Show all lines from the data that include the word "matplotlib".
-- start Record extracts --
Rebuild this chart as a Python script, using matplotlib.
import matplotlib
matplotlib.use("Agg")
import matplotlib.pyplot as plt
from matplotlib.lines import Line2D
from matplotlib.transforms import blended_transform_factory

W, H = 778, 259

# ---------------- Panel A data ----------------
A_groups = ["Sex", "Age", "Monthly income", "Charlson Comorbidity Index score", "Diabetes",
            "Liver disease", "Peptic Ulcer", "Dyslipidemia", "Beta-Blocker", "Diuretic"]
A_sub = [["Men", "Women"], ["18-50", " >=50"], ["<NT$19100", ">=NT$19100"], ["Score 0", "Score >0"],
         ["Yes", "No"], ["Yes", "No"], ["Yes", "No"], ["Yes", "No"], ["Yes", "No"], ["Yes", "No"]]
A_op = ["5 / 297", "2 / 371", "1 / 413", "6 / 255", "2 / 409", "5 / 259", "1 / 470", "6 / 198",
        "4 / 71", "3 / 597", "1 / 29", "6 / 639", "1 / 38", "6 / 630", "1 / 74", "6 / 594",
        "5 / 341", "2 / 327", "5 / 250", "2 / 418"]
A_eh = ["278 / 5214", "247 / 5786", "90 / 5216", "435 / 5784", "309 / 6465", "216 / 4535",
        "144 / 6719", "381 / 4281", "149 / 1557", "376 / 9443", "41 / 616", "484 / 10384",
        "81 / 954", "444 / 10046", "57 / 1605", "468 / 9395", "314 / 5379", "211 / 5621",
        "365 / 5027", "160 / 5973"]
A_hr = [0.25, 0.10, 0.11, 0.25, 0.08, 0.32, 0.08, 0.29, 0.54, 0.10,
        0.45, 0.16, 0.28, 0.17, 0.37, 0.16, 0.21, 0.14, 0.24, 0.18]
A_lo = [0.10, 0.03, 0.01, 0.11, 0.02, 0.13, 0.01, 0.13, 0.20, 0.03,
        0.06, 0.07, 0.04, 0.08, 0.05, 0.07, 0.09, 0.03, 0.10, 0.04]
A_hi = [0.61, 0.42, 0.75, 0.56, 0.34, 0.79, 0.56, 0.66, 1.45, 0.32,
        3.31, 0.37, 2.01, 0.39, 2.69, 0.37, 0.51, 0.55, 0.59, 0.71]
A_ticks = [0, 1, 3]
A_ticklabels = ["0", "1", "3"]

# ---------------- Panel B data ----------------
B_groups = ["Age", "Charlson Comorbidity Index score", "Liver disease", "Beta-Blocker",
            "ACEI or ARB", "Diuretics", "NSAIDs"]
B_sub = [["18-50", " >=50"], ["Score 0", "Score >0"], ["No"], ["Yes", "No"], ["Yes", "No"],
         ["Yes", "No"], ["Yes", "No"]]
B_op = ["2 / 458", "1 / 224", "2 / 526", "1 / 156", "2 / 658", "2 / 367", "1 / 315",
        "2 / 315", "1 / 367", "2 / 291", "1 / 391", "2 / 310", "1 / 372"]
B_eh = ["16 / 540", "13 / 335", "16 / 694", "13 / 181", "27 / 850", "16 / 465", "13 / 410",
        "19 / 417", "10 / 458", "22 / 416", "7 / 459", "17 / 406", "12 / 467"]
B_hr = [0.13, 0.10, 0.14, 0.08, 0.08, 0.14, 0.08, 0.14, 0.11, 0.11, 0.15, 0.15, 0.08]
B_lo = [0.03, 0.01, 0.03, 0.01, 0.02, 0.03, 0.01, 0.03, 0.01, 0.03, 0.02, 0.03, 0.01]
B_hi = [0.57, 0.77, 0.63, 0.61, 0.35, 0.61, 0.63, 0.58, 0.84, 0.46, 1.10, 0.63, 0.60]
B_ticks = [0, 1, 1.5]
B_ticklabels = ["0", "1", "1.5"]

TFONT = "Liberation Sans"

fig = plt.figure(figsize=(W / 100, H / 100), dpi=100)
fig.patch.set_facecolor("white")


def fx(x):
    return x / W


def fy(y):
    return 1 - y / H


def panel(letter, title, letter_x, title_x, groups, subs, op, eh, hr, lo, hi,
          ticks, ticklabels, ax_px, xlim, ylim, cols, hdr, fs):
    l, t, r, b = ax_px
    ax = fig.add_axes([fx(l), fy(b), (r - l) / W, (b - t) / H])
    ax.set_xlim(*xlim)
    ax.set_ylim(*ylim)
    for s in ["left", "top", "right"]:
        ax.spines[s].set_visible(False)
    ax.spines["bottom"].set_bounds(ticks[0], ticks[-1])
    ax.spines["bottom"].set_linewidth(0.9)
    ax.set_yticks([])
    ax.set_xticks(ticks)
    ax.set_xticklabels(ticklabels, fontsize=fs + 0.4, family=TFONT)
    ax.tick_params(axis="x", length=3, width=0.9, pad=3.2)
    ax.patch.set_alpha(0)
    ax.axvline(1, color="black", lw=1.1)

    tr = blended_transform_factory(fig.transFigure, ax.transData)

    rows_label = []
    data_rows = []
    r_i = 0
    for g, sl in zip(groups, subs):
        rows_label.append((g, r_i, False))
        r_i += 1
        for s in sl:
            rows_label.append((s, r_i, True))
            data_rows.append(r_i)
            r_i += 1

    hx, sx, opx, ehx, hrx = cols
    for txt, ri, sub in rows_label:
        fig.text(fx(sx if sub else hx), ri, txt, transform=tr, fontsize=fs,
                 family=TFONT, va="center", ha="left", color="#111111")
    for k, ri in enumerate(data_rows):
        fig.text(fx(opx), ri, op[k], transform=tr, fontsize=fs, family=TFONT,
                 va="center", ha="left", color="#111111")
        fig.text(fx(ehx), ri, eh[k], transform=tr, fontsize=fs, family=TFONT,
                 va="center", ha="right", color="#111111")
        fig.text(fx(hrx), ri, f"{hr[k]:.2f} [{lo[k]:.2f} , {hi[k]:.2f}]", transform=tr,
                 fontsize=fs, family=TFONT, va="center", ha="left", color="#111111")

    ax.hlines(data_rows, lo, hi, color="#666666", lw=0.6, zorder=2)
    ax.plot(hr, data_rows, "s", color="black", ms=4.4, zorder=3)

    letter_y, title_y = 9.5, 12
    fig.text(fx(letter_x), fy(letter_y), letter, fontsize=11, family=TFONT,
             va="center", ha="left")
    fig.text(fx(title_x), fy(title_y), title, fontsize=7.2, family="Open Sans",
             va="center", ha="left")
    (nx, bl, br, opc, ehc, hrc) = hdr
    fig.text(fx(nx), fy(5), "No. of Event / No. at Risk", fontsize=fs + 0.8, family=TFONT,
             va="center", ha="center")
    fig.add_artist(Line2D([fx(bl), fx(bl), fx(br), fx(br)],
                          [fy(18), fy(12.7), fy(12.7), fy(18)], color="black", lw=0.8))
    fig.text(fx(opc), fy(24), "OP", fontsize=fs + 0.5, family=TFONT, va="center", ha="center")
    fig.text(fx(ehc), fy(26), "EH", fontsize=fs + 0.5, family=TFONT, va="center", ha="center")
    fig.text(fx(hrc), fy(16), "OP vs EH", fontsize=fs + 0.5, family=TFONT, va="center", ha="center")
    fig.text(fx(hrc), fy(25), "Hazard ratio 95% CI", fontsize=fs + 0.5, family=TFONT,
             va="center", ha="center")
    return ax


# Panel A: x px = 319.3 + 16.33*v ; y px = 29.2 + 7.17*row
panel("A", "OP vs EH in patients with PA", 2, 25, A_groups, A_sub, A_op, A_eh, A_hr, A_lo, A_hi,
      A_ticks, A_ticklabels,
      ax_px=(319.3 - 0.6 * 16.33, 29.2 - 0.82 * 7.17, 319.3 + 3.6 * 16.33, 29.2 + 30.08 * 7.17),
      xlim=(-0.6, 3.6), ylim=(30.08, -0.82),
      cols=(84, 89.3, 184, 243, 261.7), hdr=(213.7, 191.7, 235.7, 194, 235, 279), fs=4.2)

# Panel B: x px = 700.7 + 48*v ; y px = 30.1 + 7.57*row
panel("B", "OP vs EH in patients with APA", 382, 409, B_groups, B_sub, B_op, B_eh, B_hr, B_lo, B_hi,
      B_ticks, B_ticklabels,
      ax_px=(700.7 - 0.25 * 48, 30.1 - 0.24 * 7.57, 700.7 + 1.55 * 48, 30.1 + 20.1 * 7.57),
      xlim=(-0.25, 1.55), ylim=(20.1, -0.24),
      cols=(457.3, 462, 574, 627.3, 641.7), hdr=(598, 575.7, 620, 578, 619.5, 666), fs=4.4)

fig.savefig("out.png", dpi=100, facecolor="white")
-- end Record extracts --
-- start Record extracts --
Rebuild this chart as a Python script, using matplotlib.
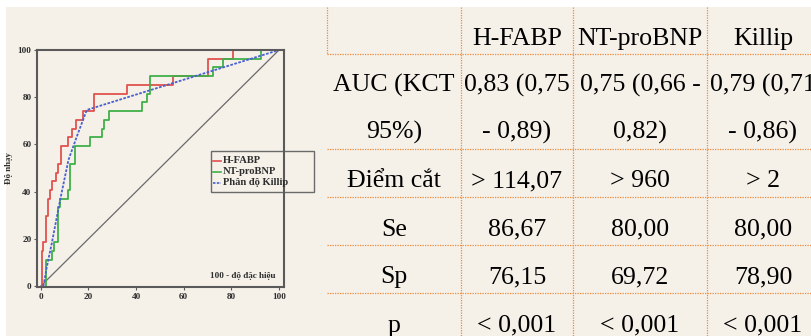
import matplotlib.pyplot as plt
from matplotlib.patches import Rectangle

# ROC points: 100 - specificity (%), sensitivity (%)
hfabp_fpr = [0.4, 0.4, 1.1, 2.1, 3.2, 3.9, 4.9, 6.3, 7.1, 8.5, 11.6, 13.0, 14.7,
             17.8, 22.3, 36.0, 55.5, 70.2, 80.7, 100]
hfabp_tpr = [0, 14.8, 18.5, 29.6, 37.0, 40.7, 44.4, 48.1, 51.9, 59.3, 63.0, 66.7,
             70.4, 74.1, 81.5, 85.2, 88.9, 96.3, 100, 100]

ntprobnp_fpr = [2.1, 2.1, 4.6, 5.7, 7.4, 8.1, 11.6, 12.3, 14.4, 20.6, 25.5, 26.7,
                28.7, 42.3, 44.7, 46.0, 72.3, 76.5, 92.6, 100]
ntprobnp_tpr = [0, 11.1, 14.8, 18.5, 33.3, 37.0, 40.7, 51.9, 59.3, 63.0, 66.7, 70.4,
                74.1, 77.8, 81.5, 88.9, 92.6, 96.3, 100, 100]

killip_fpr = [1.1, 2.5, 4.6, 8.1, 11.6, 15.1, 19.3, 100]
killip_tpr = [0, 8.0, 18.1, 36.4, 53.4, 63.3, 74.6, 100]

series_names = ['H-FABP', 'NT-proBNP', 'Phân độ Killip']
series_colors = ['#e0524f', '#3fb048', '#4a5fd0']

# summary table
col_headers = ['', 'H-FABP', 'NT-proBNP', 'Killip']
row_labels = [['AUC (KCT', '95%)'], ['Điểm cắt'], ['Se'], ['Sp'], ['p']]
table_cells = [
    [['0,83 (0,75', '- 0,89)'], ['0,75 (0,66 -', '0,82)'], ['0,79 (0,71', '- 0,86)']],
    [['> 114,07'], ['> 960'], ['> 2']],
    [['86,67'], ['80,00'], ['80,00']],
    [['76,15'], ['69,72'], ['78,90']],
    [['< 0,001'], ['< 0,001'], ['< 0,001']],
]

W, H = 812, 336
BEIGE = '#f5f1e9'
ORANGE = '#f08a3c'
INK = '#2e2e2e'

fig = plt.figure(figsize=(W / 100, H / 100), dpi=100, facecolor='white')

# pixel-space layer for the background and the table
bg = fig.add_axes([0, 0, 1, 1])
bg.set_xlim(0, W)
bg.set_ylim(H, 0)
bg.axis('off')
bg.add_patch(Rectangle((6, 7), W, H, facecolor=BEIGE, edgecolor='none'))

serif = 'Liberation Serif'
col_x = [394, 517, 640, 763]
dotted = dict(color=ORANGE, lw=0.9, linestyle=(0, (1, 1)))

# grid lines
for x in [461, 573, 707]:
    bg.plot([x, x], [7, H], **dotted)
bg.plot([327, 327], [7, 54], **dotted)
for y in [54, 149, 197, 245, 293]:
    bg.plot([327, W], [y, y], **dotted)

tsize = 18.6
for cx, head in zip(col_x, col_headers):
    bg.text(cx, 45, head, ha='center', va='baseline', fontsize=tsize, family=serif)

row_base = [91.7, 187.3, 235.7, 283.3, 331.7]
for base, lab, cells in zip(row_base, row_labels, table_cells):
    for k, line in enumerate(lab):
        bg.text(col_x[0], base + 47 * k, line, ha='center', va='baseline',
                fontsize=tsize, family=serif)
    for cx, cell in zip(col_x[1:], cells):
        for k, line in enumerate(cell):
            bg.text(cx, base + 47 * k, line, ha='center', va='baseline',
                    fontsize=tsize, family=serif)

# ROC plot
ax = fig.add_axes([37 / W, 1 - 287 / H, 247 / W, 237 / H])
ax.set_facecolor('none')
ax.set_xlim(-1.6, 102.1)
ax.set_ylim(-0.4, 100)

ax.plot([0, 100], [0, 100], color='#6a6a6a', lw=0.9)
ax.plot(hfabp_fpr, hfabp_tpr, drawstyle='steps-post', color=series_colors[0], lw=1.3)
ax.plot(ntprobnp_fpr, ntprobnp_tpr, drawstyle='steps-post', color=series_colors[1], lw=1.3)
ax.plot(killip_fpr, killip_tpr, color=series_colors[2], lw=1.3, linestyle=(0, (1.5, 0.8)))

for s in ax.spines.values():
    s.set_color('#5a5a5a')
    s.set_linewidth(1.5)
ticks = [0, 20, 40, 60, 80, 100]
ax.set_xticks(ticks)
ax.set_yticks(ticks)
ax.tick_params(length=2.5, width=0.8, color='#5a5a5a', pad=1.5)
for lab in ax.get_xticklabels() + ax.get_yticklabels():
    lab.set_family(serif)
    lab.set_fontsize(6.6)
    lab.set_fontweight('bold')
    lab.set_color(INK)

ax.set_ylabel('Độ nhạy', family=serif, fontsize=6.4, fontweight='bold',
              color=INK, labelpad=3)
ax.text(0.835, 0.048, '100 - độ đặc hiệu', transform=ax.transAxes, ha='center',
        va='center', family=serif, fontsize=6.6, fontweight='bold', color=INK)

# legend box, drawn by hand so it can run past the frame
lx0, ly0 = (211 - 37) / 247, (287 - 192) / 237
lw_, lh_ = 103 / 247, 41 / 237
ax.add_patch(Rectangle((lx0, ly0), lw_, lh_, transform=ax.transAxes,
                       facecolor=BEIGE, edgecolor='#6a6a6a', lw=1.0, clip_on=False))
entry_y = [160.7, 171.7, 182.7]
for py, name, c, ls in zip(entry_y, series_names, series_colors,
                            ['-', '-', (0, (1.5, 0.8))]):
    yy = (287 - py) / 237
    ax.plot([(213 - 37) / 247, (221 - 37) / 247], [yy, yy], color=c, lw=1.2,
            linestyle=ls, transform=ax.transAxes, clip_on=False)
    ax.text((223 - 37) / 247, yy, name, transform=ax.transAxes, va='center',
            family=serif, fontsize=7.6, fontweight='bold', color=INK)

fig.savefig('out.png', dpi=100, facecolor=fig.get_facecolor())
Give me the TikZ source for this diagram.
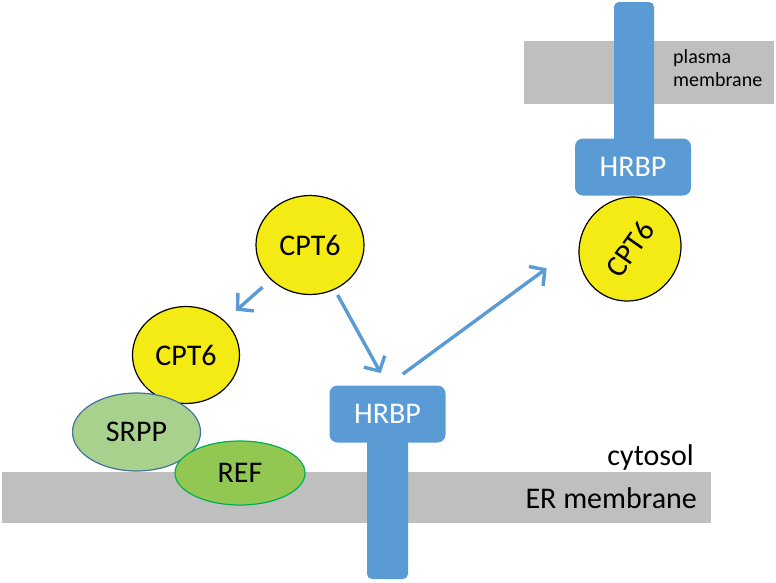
-- end Record extracts --
▸ **Answer for this exercise**:
Rebuild this chart as a Python script, using matplotlib.
import matplotlib
matplotlib.use("Agg")
import matplotlib.pyplot as plt
from matplotlib.lines import Line2D
from matplotlib.transforms import blended_transform_factory
Rebuild this chart as a Python script, using matplotlib.
import matplotlib.pyplot as plt
from matplotlib.patches import Rectangle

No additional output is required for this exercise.